— Разрешите ограничиться общим поклоном, чтобы не прерывать вашей беседы, — промолвил Шлихтер, кланяясь.
— Конечно, конечно, — протянул Евгений Поликарпович. — Представлять вас нужды нет. Мы и так о вас премного наслышаны. Тем более что вы уже заочно кооптированы в члены комитета. — Шлихтер укоризненно взглянул на Вакара. Тот кивнул головой и растянул в добродушной улыбке полные губы. — А с остальными вы познакомитесь, так сказать, в порядке ведения…
Либеральные деятели, к которым, несомненно, принадлежал и хозяин квартиры любезнейший Евгений Поликарпович, чтобы прослыть шагающими в ногу со временем, охотно предоставляли свои квартиры для политических собраний, явок, почтовых получений из-за рубежа и даже ночлега для нелегальных и беспаспортных лиц.
Вакар с вечера очень точно набросал словесные портреты членов Киевского комитета РСДРП, поэтому нетрудно было разобраться, кто есть кто. Вот седой как лунь и ссутуленный годами, но с юношески ясными глазами Дед — Добров, он же Френкель Яков Григорьевич, бывший народоволец. Процветающий, молодой, но уже совершенно лысый — это, несомненно, присяжный поверенный Сергей Захарович Дижур. Сын богатейшего коммерсанта, он располагал крупными связями и легко добывал средства на партийные нужды. Длиннобородый профессор с замысловатой польской фамилией, которую Шлихтер не запомнил, и мрачный, неразговорчивый Иосиф Исув, недавно приехавший из Екатеринослава, с лицом сухим, как папирус, и желтым, будто у него разлилась желчь. Несколько незнакомых — этот могучий, с усами, как у Тараса Бульбы. Самый молодой с острыми усиками и мушкетерской бородкой, одет изысканно, костюм заграничного кроя. Некто очень высокий, неправдоподобно худой, с нервным, болезненным лицом, украшенным пышной рыжей бородой. Читая газету, он почему-то комкал ее, и она выходила из его рук как изжеванная. Он, по-видимому, был чем-то раздражен и время от времени издавал какие-то нечленораздельные звуки. Приход Шлихтера его не заинтересовал. Он даже не повернул в его сторону головы.
— Насколько мне известно, Александр Григорьевич, — начал профессор, поглаживая худыми пальцами бороду-лопату, — вы имели печальную необходимость отбывать длительный срок тюремного заключения с последующей ссылкой. Не могли бы вы поведать нам, кого из киевлян или вообще украинцев и поляков встречали на скорбных стезях сих?

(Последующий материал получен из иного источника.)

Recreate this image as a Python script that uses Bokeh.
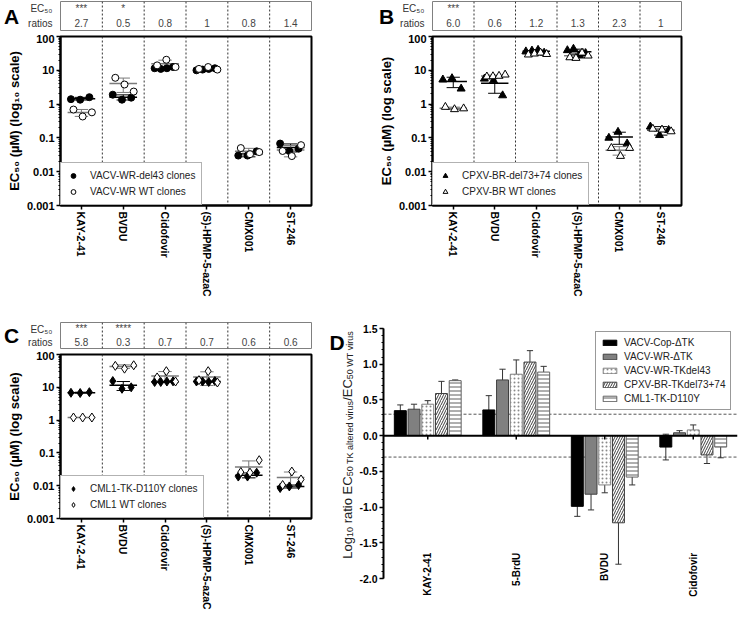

Как бывший узник, Шлихтер с повышенной чувствительностью воспринимал всякое проявление сочувствия к людям, вырванным на многие годы, а то и навсегда из жизни.

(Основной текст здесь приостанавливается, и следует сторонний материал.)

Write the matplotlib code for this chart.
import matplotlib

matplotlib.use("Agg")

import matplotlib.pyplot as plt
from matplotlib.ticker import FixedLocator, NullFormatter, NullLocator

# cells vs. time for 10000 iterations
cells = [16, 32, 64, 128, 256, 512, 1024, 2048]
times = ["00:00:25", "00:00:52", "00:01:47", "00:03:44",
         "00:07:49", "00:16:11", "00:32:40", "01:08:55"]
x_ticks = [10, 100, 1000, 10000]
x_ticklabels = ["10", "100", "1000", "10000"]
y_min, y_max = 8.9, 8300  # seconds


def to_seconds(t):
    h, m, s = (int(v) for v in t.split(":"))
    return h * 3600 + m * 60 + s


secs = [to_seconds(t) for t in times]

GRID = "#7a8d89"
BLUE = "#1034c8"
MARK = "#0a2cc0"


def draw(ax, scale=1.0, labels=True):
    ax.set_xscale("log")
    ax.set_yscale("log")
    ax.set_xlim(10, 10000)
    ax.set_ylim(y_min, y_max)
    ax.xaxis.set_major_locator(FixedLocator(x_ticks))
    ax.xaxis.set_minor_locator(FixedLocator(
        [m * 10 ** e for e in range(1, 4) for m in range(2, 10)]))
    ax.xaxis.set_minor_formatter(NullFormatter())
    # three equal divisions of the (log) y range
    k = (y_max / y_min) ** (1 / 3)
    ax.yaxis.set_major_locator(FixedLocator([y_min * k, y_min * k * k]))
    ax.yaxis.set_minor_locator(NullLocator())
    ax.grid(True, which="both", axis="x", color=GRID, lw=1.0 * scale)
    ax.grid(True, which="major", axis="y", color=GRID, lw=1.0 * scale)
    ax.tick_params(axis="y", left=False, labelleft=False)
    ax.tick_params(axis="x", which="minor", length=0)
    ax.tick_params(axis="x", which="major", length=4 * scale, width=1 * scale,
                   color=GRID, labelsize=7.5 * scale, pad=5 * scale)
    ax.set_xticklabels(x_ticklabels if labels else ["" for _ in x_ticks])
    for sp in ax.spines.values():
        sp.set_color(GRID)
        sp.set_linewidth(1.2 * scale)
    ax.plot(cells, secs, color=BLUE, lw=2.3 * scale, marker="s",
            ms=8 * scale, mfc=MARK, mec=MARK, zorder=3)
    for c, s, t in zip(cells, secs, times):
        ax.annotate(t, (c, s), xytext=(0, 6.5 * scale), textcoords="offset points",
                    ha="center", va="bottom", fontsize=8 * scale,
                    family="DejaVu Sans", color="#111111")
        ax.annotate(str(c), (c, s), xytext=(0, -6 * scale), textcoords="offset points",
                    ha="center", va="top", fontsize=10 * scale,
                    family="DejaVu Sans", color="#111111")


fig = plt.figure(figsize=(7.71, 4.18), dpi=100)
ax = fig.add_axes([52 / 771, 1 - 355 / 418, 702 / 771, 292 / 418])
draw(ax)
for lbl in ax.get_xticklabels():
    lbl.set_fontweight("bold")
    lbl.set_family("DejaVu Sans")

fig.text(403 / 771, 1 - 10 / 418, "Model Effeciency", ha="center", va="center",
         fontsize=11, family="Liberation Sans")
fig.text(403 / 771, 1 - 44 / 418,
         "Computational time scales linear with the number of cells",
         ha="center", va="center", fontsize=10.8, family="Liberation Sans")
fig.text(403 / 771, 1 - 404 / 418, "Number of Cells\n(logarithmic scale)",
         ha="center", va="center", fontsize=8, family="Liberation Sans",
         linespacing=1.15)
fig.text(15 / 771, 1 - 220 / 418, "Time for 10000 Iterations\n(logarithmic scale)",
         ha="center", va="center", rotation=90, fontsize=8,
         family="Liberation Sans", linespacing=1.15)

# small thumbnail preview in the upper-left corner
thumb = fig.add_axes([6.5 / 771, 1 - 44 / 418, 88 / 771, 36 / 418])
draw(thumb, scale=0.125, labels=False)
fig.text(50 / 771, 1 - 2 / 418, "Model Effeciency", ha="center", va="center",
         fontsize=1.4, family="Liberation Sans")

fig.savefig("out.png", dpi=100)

— Из всех, кого я там знал, больше всего меня поразил Федосеев, — ответил он велеречивому профессору.
Присутствующие переглянулись, пожали в недоумении плечами.
— Не вем, — ответил по-польски профессор. — Не знаю.
— О женщинах, женщинах скажите! — рванулся к Шлихтеру сразу весь напрягшийся и изменившийся в лице щеголь, носивший от рождения самую обыкновенную фамилию Басовский.
— Есть в Сибири такая маленькая золотоносная речушка Кара. На берегах ее разместилась страшная каторжная тюрьма, — ответил Александр. — Начальник — садист, который не может допустить, чтобы остался хотя бы один не выпоротый розгами арестант. Одна юная социал-демократка, тоненькая как былинка курсистка выразила ему гневный протест. Палач приказал наказать ее розгами. Врач заявил, что девушка не перенесет, так как легкие ее тронуты тюремной сыростью. Но девушка кричала: «Нет, пусть выпорет! Мы должны показать палачам, что и это можем выдержать!»